Os profissionais estão em crescente subespecialização ao mesmo tempo que os doentes estão a viver mais e com múltiplas comorbilidades, pelo que não há hipóteses de fazer boa medicina se não for em estreita colaboração entre profissionais da especialidade de cardiologia e de outras especialidades. Quando me refiro a profissionais, não estou a falar exclusivamente de médicos, refiro-me a médicos, enfermeiros e técnicos.  

Já discutimos as ambições relativamente à investigação e formação. Mas, em relação a outros aspetos, quais são os planos e objetivos que a nova direção da SPC estabeleceu para o biénio 2023-2025 nomeadamente se têm algum projeto ou evento específico que estejam a preparar para o futuro próximo? 

Confesso que com o início do meu mandato não anunciei nenhuma bandeira de projetos disruptivos apenas para mostrar que pretendia ser diferente. Herdamos uma sociedade científica com muitas décadas e muito sólida, mas que necessita de reforçar as suas estruturas para poder encarar o futuro. É nisso que estamos a trabalhar. O ensino, a investigação e a abertura à comunidade são atividades que há muito se realizam na SPC, mas neste momento há que reformular muito do que vinha a ser feito, de forma a podermos manter a sustentabilidade da SPC.  

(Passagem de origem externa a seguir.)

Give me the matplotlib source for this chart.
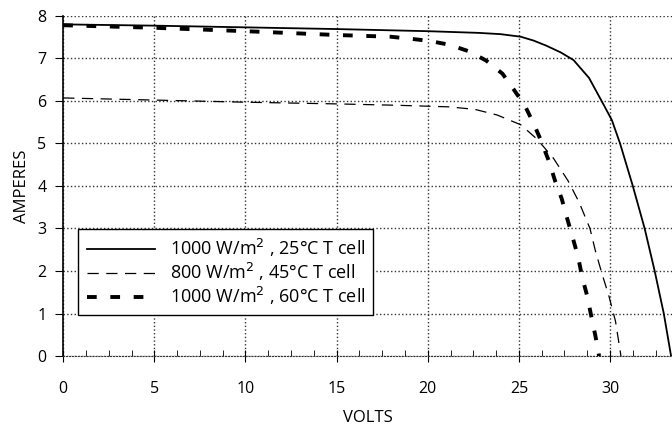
import numpy as np
import matplotlib.pyplot as plt
from matplotlib.ticker import MultipleLocator

plt.rcParams['font.family'] = ['Open Sans', 'DejaVu Sans']

# 1000 W/m2, 25C
v_25 = [0, 5, 10, 15, 20, 22.8, 24.0, 25.1, 25.8, 26.5, 27.3, 28.0, 28.85, 29.6, 30.1, 30.55, 31.25, 31.9, 32.45, 32.95, 33.35]
i_25 = [7.8, 7.77, 7.73, 7.69, 7.64, 7.6, 7.57, 7.51, 7.42, 7.3, 7.14, 6.96, 6.54, 5.95, 5.55, 5.0, 4.0, 3.0, 2.0, 1.0, 0.0]

# 800 W/m2, 45C
v_45 = [0, 5, 10, 15, 18.1, 19.7, 21.2, 22.6, 23.8, 25.1, 26.0, 26.9, 27.7, 28.3, 28.9, 29.2, 29.57, 29.94, 30.3, 30.6]
i_45 = [6.07, 6.02, 5.97, 5.93, 5.9, 5.88, 5.86, 5.8, 5.67, 5.44, 5.1, 4.65, 4.12, 3.62, 3.0, 2.47, 1.92, 1.41, 0.82, 0.0]

# 1000 W/m2, 60C
v_60 = [0, 5, 10, 15, 17.95, 19.1, 20.1, 21.2, 22.3, 23.2, 24.1, 24.7, 25.34, 25.84, 26.2, 26.66, 27.0, 27.35, 27.66, 27.97, 28.26, 28.48, 28.75, 28.97, 29.2, 29.4]
i_60 = [7.78, 7.72, 7.64, 7.55, 7.51, 7.46, 7.41, 7.32, 7.16, 6.95, 6.64, 6.28, 5.88, 5.44, 5.08, 4.57, 4.1, 3.7, 3.22, 2.76, 2.31, 1.84, 1.41, 0.94, 0.47, 0.0]

labels = ['1000 W/m$^2$ , 25°C T cell', '800 W/m$^2$ , 45°C T cell', '1000 W/m$^2$ , 60°C T cell']

fig = plt.figure(figsize=(6.72, 4.29), dpi=100)
ax = fig.add_axes([0.094, 0.170, 0.906, 0.793])

ax.plot(v_25, i_25, color='black', lw=1.3, label=labels[0])
ax.plot(v_45, i_45, color='black', lw=0.9, dashes=(9, 6), label=labels[1])
ax.plot(v_60, i_60, color='black', lw=2.8, dashes=(2.5, 3.5), label=labels[2])

ax.set_xlim(0, 33.4)
ax.set_ylim(0, 8)
ax.xaxis.set_major_locator(MultipleLocator(5))
ax.xaxis.set_minor_locator(MultipleLocator(1.25))
ax.yaxis.set_major_locator(MultipleLocator(1))
ax.grid(True, which='major', color='#333333', linestyle=':', lw=1.0)
ax.set_axisbelow(True)

ax.spines['top'].set_visible(False)
ax.spines['right'].set_visible(False)
ax.spines['bottom'].set_linestyle(':')
ax.spines['bottom'].set_color('#333333')
ax.spines['left'].set_linewidth(1.2)

ax.tick_params(axis='x', which='major', direction='inout', length=8, labelsize=11.5, pad=14)
ax.tick_params(axis='x', which='minor', direction='in', length=4)
ax.tick_params(axis='y', which='major', direction='out', length=6, labelsize=11.5, pad=6)

ax.set_xlabel('VOLTS', fontsize=12, labelpad=9)
ax.set_ylabel('AMPERES', fontsize=12, labelpad=5)

leg = ax.legend(loc='upper left', bbox_to_anchor=(0.025, 0.374), fontsize=13,
                handlelength=3.8, frameon=True, fancybox=False, framealpha=1,
                edgecolor='black', borderpad=0.45, labelspacing=0.1, handletextpad=0.8,
                borderaxespad=0)
leg.get_frame().set_linewidth(1.0)

fig.savefig('out.png', dpi=100)
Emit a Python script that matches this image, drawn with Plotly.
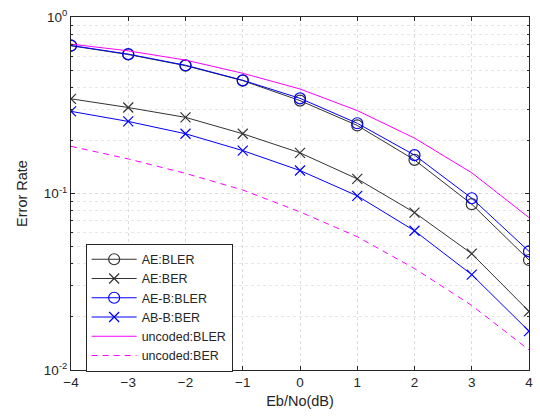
import plotly.graph_objects as go

ebno = [-4, -3, -2, -1, 0, 1, 2, 3, 4]
ae_bler = [0.687, 0.613, 0.530, 0.436, 0.336, 0.243, 0.155, 0.087, 0.042]
ae_ber = [0.344, 0.307, 0.270, 0.218, 0.170, 0.121, 0.078, 0.0456, 0.0215]
aeb_bler = [0.690, 0.616, 0.533, 0.438, 0.346, 0.250, 0.165, 0.094, 0.047]
aeb_ber = [0.292, 0.256, 0.218, 0.175, 0.135, 0.097, 0.0615, 0.0347, 0.0166]
unc_bler = [0.702, 0.643, 0.570, 0.480, 0.391, 0.295, 0.206, 0.131, 0.073]
unc_ber = [0.185, 0.157, 0.130, 0.1047, 0.0787, 0.0569, 0.0376, 0.0232, 0.013]

xticks = [-4, -3, -2, -1, 0, 1, 2, 3, 4]
yticks = [0.01, 0.1, 1]
yticktext = ["10<sup>-2</sup>", "10<sup>-1</sup>", "10<sup>0</sup>"]

black = "#333333"
fig = go.Figure()
fig.add_trace(go.Scatter(x=ebno, y=ae_bler, name="AE:BLER", mode="lines+markers",
                         line=dict(color=black, width=1),
                         marker=dict(symbol="circle-open", size=11, color=black, line=dict(width=1.2))))
fig.add_trace(go.Scatter(x=ebno, y=ae_ber, name="AE:BER", mode="lines+markers",
                         line=dict(color=black, width=1),
                         marker=dict(symbol="x-thin-open", size=10, color=black, line=dict(width=1.2, color=black))))
fig.add_trace(go.Scatter(x=ebno, y=aeb_bler, name="AE-B:BLER", mode="lines+markers",
                         line=dict(color="#0000ff", width=1),
                         marker=dict(symbol="circle-open", size=11, color="#0000ff", line=dict(width=1.2))))
fig.add_trace(go.Scatter(x=ebno, y=aeb_ber, name="AB-B:BER", mode="lines+markers",
                         line=dict(color="#0000ff", width=1),
                         marker=dict(symbol="x-thin-open", size=10, color="#0000ff", line=dict(width=1.2, color="#0000ff"))))
fig.add_trace(go.Scatter(x=ebno, y=unc_bler, name="uncoded:BLER", mode="lines",
                         line=dict(color="#ff00ff", width=1)))
fig.add_trace(go.Scatter(x=ebno, y=unc_ber, name="uncoded:BER", mode="lines",
                         line=dict(color="#ff00ff", width=1, dash="6px,5px")))

font = dict(family="Liberation Sans, Arial, sans-serif", size=13.5, color="#262626")
fig.update_layout(
    width=540, height=418,
    margin=dict(l=71, r=7, t=15, b=48),
    paper_bgcolor="white", plot_bgcolor="white",
    font=font,
    showlegend=True,
    legend=dict(x=0.032, y=0.358, xanchor="left", yanchor="top",
                bordercolor="#262626", borderwidth=1, bgcolor="white",
                font=dict(family="Liberation Sans, Arial, sans-serif", size=12.5, color="#262626"),
                itemwidth=45, tracegroupgap=0),
)
fig.update_xaxes(
    range=[-4, 4], tickvals=xticks, ticks="inside", ticklen=4, tickcolor="#262626",
    showline=True, linecolor="#262626", linewidth=1, mirror="ticks",
    showgrid=True, gridcolor="#dcdcdc", griddash="dot", gridwidth=1, zeroline=False,
    title=dict(text="Eb/No(dB)", standoff=6, font=dict(size=14.5, color="#262626")),
)
fig.update_yaxes(
    type="log", range=[-2, 0], tickvals=yticks, ticktext=yticktext,
    ticks="inside", ticklen=4, tickcolor="#262626",
    showline=True, linecolor="#262626", linewidth=1, mirror="ticks",
    showgrid=True, gridcolor="#dcdcdc", griddash="dot", gridwidth=1, zeroline=False,
    minor=dict(ticks="inside", ticklen=2, tickcolor="#262626", showgrid=True,
               gridcolor="#e6e6e6", griddash="dot",
               tickvals=[k * 10 ** e for e in (-2, -1) for k in range(2, 10)]),
    title=dict(text="Error Rate", standoff=12, font=dict(size=14.5, color="#262626")),
)
fig.write_html("out.html")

Não posso deixar de recordar que as doenças cardiovasculares representam, na Europa, a principal causa de morte, representando 36% do total da mortalidade. O mais impressionante é que 20 dessas mortes são prematuras, antes dos 65 anos, e em muitos casos poderiam ser evitadas pela prevenção, como também pelo tratamento e pela reabilitação. A SPC tem que lutar para conseguir colocar esta temática no topo da agenda, não só da comunidade, como também dos media e da tutela. Presentemente, o Parlamento Europeu criou estruturas que tentam fazer chegar esta mensagem aos decisores, porque todos estamos convencidos de que esta é uma patologia onde mais facilmente se conseguem ganhar anos de vida e com qualidade. É nossa obrigação não deixar perder esta oportunidade, pelo que estamos a trabalhar na persecução de uma proposta de plano estratégico, a fim de nos apresentarmos como um parceiro ativo na definição nacional e europeia nas doenças cardiovasculares.